こうした根本的な視点を持ちながら、会社の存在意義にも触れつつ、業務プロセスを見直していきましょう。プロセスを見直すプロジェクトの進行ステップは次のようなものです。

ステップ1)プロジェクトのビジネス要求の検証をする。
ステップ2)ビジネス要求をステークホルダー要求に分解する。
ステップ3)適切なソリューションを選定する。
ステップ4)ソリューションを実行可能なレベルまで要求を落とし込む。
ステップ5)“アナログソリューション”への要求事項も明確にする。
ステップ6)ステークホルダーと調整して要求を確定させていく。

ステップ2~5まで、ステークホルダーの要求を、ソリューション要求に分解していくのですが、これらは定期的に、継続的にステークホルダーとミーティングを行いながら、アップデートしていくことがキーです。

起点となるビジネス要求というのは、ビジネスのニーズを簡潔に表現したもので、企業の戦略上の要求事項であり、取り組みの目的や目指す成果を示す宣言となります。

すべての要求は企業の外からやってくる

この着眼点を忘れることなく、社会に対するバリューを以下に発揮していくのかについて、俯瞰した検討を行いましょう。バリューについてはこちらの1冊「【自ら問い続けよ!?】バリューのことだけ考えろ トップ1%コンサルタントの圧倒的な付加価値を出す思考法|松永エリック・匡史」もぜひご覧ください。

変革を担うビジネスアナリストは、2つの顔を持ちます。

ひとつは、“トレーナー”としての顔です。新しい業務の説明会や教育、業務マニュアル(システム操作マニュアル)の提供などを通して、業務担当者が新しい仕事にスムーズに適応できるように支援する役割です。また、もう一つの顔は、“プロモーター”としての側面です。推進者や促進者という意味で、関係者が企業の目指す変化の姿を理解して、納得した上で新しい業務を受け入れるように支援していきます。
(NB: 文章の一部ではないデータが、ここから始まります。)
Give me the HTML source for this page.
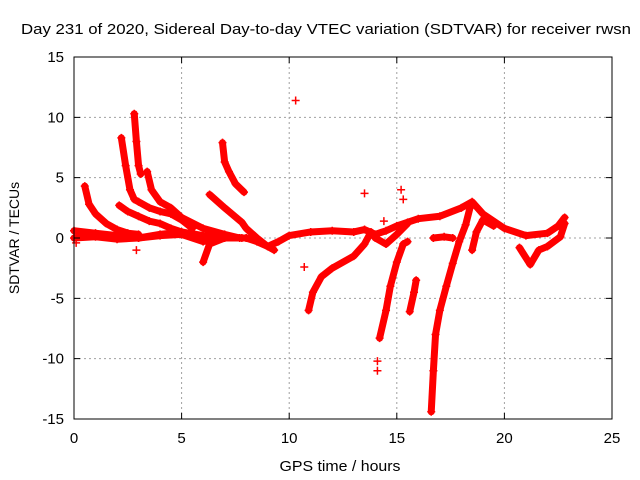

変化については、こちらの1冊「【真の「成長」とは!?】トランジション ――人生の転機を活かすために|ウィリアム・ブリッジズ」もご覧いただきながら、外部の変化を内部に取り込んでいきましょう。

まとめ

  • ビジネスアナリストとは?――企業を俯瞰して業務プロセスを変革し、企業自体の力を高めることです。
  • 見えないことの見える化?――情報のやり取りを見える化し、管理できるようにしましょう。
  • ニーズにエッジを立てよ?――ビジネス変革には、外部の要求(ニーズ)に注視しましょう。